• [Instruction]: Restate, exactly and without pictures, the lines from the start of the listing below through the line holding "import matplotlib.pyplot as plt".

• [Source data]:
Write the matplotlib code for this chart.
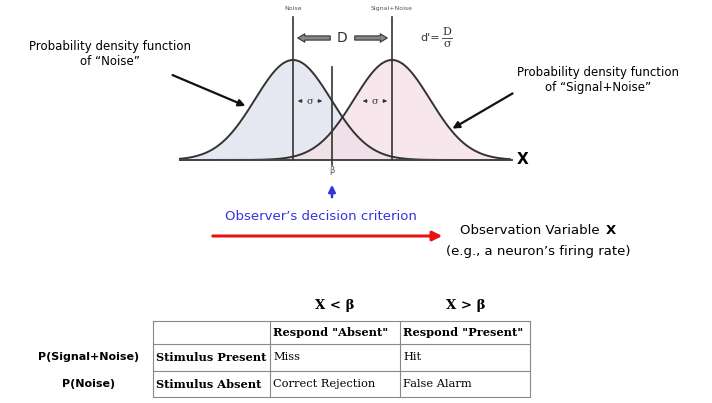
import numpy as np
import matplotlib
matplotlib.use("Agg")
import matplotlib.pyplot as plt

mu_noise, mu_signal, sigma, beta = 293.0, 392.0, 38.0, 332.0
peak_h = 100.0
base_y = 160.0
col_edges = [153, 270, 400, 530]
row_edges = [321, 344, 371, 397]
header = ["", 'Respond "Absent"', 'Respond "Present"']
rows = [["Stimulus Present", "Miss", "Hit"],
        ["Stimulus Absent", "Correct Rejection", "False Alarm"]]
row_labels = ["P(Signal+Noise)", "P(Noise)"]

fig = plt.figure(figsize=(7.12, 4.03), dpi=100)
ax = fig.add_axes([0, 0, 1, 1])
ax.set_xlim(0, 712); ax.set_ylim(403, 0); ax.axis("off")

x = np.linspace(180, 510, 600)
def g(m):
    return base_y - peak_h*np.exp(-0.5*((x-m)/sigma)**2)
yn, ys = g(mu_noise), g(mu_signal)
ax.fill_between(x, base_y, yn, color="#dfe3ee", alpha=0.8, lw=0)
ax.fill_between(x, base_y, ys, color="#f5dde4", alpha=0.7, lw=0)
ax.plot(x, yn, color="#333", lw=1.4)
ax.plot(x, ys, color="#333", lw=1.4)
ax.plot([180, 512], [base_y, base_y], color="#444", lw=1.4)
ax.text(517, base_y, "X", fontsize=11, fontweight="bold", va="center")
for m in (mu_noise, mu_signal):
    ax.plot([m, m], [17, base_y], color="#333", lw=1.2)
ax.plot([beta, beta], [67, 165], color="#333", lw=1.2)
ax.text(mu_noise, 10, "Noise", fontsize=4.5, ha="center", color="#555")
ax.text(mu_signal, 10, "Signal+Noise", fontsize=4.5, ha="center", color="#555")
ax.text(beta, 173, "β", fontsize=6, ha="center", color="#555")
ax.text(342, 38, "D", fontsize=10, ha="center", va="center", color="#333")
for a, b in ((333, 295), (352, 390)):
    ax.annotate("", xy=(b, 38), xytext=(a, 38),
                arrowprops=dict(arrowstyle="simple,head_width=0.6,head_length=0.5,tail_width=0.3",
                                fc="#888", ec="#333", lw=0.8))
ax.text(430, 38, "d'=", fontsize=8, ha="center", va="center", color="#333")
ax.text(447, 32, "D", fontsize=8, ha="center", va="center", family="serif", color="#333")
ax.plot([442, 452], [38, 38], color="#333", lw=0.6)
ax.text(447, 44, "σ", fontsize=8, ha="center", va="center", family="serif", color="#333")
for m in (mu_noise, mu_signal):
    c = m + 17 if m == mu_noise else m - 17
    ax.text(c, 101, "σ", fontsize=7, ha="center", va="center", family="serif", color="#333")
    ax.annotate("", xy=(c-15, 101), xytext=(c-5, 101), arrowprops=dict(arrowstyle="-|>", lw=0.7, color="#333", mutation_scale=5))
    ax.annotate("", xy=(c+15, 101), xytext=(c+5, 101), arrowprops=dict(arrowstyle="-|>", lw=0.7, color="#333", mutation_scale=5))

ax.text(110, 54, "Probability density function\nof \u201cNoise\u201d", fontsize=8.5, ha="center", va="center")
ax.annotate("", xy=(248, 107), xytext=(170, 74), arrowprops=dict(arrowstyle="-|>", lw=1.6, color="#111"))
ax.text(598, 80, "Probability density function\nof \u201cSignal+Noise\u201d", fontsize=8.5, ha="center", va="center")
ax.annotate("", xy=(450, 130), xytext=(515, 92), arrowprops=dict(arrowstyle="-|>", lw=1.6, color="#111"))
ax.annotate("", xy=(beta, 182), xytext=(beta, 200), arrowprops=dict(arrowstyle="-|>", lw=1.8, color="#3333dd"))
ax.text(321, 217, "Observer\u2019s decision criterion", fontsize=9.5, ha="center", va="center", color="#3333dd")
ax.annotate("", xy=(445, 236), xytext=(210, 236), arrowprops=dict(arrowstyle="-|>", lw=2.2, color="#e51515", mutation_scale=14))
ax.text(460, 231, "Observation Variable ", fontsize=9.5, va="center")
ax.text(606, 231, "X", fontsize=9.5, va="center", fontweight="bold")
ax.text(446, 252, "(e.g., a neuron\u2019s firing rate)", fontsize=9.5, va="center")

ax.text(335, 305, "X < β", fontsize=9.5, ha="center", va="center", family="serif", fontweight="bold")
ax.text(466, 305, "X > β", fontsize=9.5, ha="center", va="center", family="serif", fontweight="bold")
for r in row_edges:
    ax.plot([col_edges[0], col_edges[-1]], [r, r], color="#888", lw=0.8)
for c in col_edges:
    ax.plot([c, c], [row_edges[0], row_edges[-1]], color="#888", lw=0.8)
all_rows = [header] + rows
for i, row in enumerate(all_rows):
    yc = (row_edges[i] + row_edges[i+1]) / 2
    for j, t in enumerate(row):
        bold = (i == 0) or (j == 0)
        ax.text(col_edges[j] + 3, yc, t, fontsize=8.2, va="center", family="serif",
                fontweight="bold" if bold else "normal")
for i, t in enumerate(row_labels):
    yc = (row_edges[i+1] + row_edges[i+2]) / 2
    ax.text(89, yc, t, fontsize=8, ha="center", va="center", fontweight="bold")

fig.savefig("out.png", dpi=100)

• [Full answer]:
Write the matplotlib code for this chart.
import numpy as np
import matplotlib
matplotlib.use("Agg")
import matplotlib.pyplot as plt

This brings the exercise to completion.